Growing up along the Texas-Mexico border, in a city that is something like 85-90% Hispanic, not to mention 85-90% Catholic or some other Christian denomination, I always knew that as a Caucasian and a Jew, I was in the minority In El Paso, however, I rarely, if ever, gave it any thought.  My friends had Hispanic surnames and they celebrated Christmas and Easter while I celebrated Hanukkah and Passover, but it never mattered.  They came to my Bar Mitzvah and I attended their confirmation.  One of my friends even came to the house for one of our seders. When my family attended services at the synagogue, there was nothing unusual or out of the ordinary about it.  By comparison, in recent years, as the number of anti-Semitic incidents around the United States increased year after year, in the wake of individuals shooting up synagogues in other parts of the country, it stands out that, when I attend services now, the doors to the synagogue are locked and we need to be buzzed inside and that there are times when police are standing by the doors to the synagogue or sitting in a police cruiser in the parking lot. The fact that I attended an active shooter training at the synagogue and that, while not foremost in my thoughts, somewhere in the recesses of my mind is the fact that I am thinking of my surroundings, where the nearest exit is, where I could hide if I needed to, or how I might use my folded white cane as a weapon if it came to that.  For those of us in the United States, these are the thoughts we wrestle with when simply trying to practice our religion, but for the people of Israel, the thoughts are taken to another level.

Visiting Israel earlier this year was an amazing experience, especially after having come from Poland.  While in Poland, I had the opportunity to visit the concentration camps at Auschwitz and the subcamp at Birkenau.  It was a profound experience, to bear witness to man’s inhumanity to man.  One thought that struck me as I walked into Birkenau and stood where the selections were once held is that, as someone who is blind, had I been sent there I most likely would have been sent to the gas chamber, however, being an identical twin, I might have been spared just to be subjected to so-called scientific experiments  While in Poland, we also visited the town of Kielce, the site of a pogrom on July 4, 1946, 14 months after the war in Europe had ended, and yet, on that day, 42 Jewish men, women, and children, people who had survived the Holocaust, were murdered by their neighbors simply for being Jewish.  On Oct. 7, there were other Jewish men, women, and children, some of whom were Holocaust survivors, who were likewise killed for no reason other than that they are Jewish. 

While in Israel, I got to travel all over the country, all around Jerusalem and the surrounding area.  I visited Yad Vashem and got to walk along Masada and ride a camel.
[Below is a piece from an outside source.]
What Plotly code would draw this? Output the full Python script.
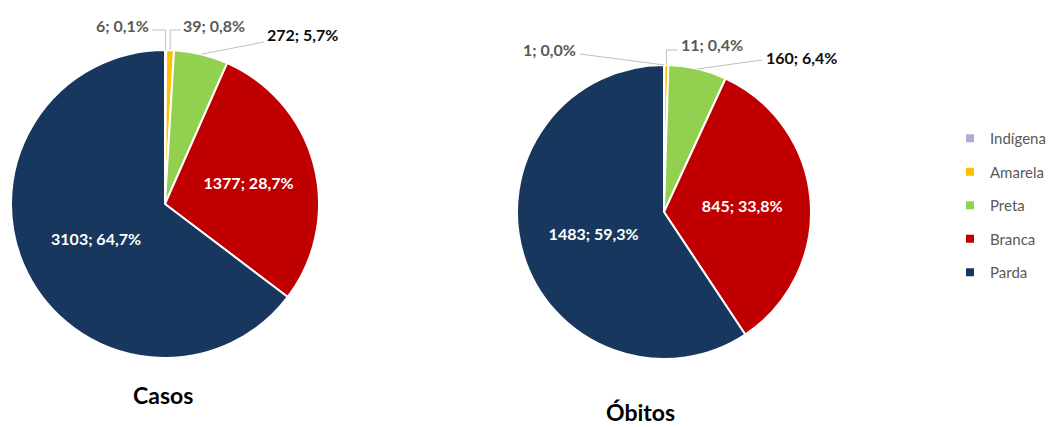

I was able to get my feet wet in the Dead Sea as well as the Mediterranean Sea and visit the Golan Heights and the grottoes at Rosh Hanikra.  However, one of the most meaningful experiences was our visit to the Druse community in Kisra Sameah.  Recently, we found out that one of the IDF soldiers killed in Gaza was a member of the Druse community.  The Druse are not Jewish, but they are Israeli, and they fight and die to defend their country because it is their country as well.

Another memorable experience was actually a trip to get ice cream.  The shop we stopped at was one recommended by our tour guide, a duel American and Israeli citizen named Talia.  Not only was the ice cream very good, but the shop itself was special because it is jointly owned by a Jew and a Muslim.  They work together, so it is possible to peacefully coexist, but it is a choice one has to make and, unfortunately, there are people, Palestinian and Israeli alike, who do not believe in that.  To be fair, these are the extremists, but just as Hamas should be condemned for their actions, so too should the Jewish extremists in the West Bank who kill Palestinians simply for being Palestinian.  In the United States, incidents of Islamophobia have increased 244% since Oct. 7.  Just like all Jews should not be held collectively responsible for the actions of Israel’s government, Arabs and Muslims should not be held collectively responsible for the actions of Hamas.

I have never labeled myself a Zionist, although I have always supported Israel’s right to exist.  After visiting Israel earlier this year, I still believe in Israel’s right to exist.  I did not know what, if anything, I would feel visiting Israel for the first time, but I did feel a connection to the land.  There is something about walking on the same ground as the people you read about in Sunday school.  I am not saying that my visit to Israel suddenly made me Orthodox, but there was a connection that is hard to find the words to explain.  The people of Israel, like the people of many countries, want to live in peace.  I truly believe that, however, they live in a neighborhood where they are surrounded by people who want to eradicate their existence.  Many of Israel’s neighbors have come to recognize their right to exist, and, whether it will happen in my lifetime or not I do not know, but maybe, at some point in the future, those countries who do not currently do so will also recognize Israel’s right to exist, so that the people of Israel and the Palestinians can live in peace, scratch out an existence like all of us fiddlers on the roof try to do day in and day out as we watch our children and grandchildren grow up.  But Israel cannot will such a future into existence on their own.  They need partners who are willing to coexist.  The current hostilities were not instigated by Israel but by Hamas, which is something that, even just a month after it happened, people seem to have forgotten.  Remember that it was Hamas that kicked the hornet’s nest and instigated all of this.  Israel is defending itself, as it has a right to do, and the degree to which they are defending themselves is so that Hamas cannot carry out another attack, the second, third, and fourth wave their own spokespeople have said is coming.  The people of Palestine will not be free until they are free from Hamas.  It is possible to both support the right of the Palestinians to have a country of their own, while still standing with Israel.  I stood with Israel on Oct. 7 and I still stand with them now.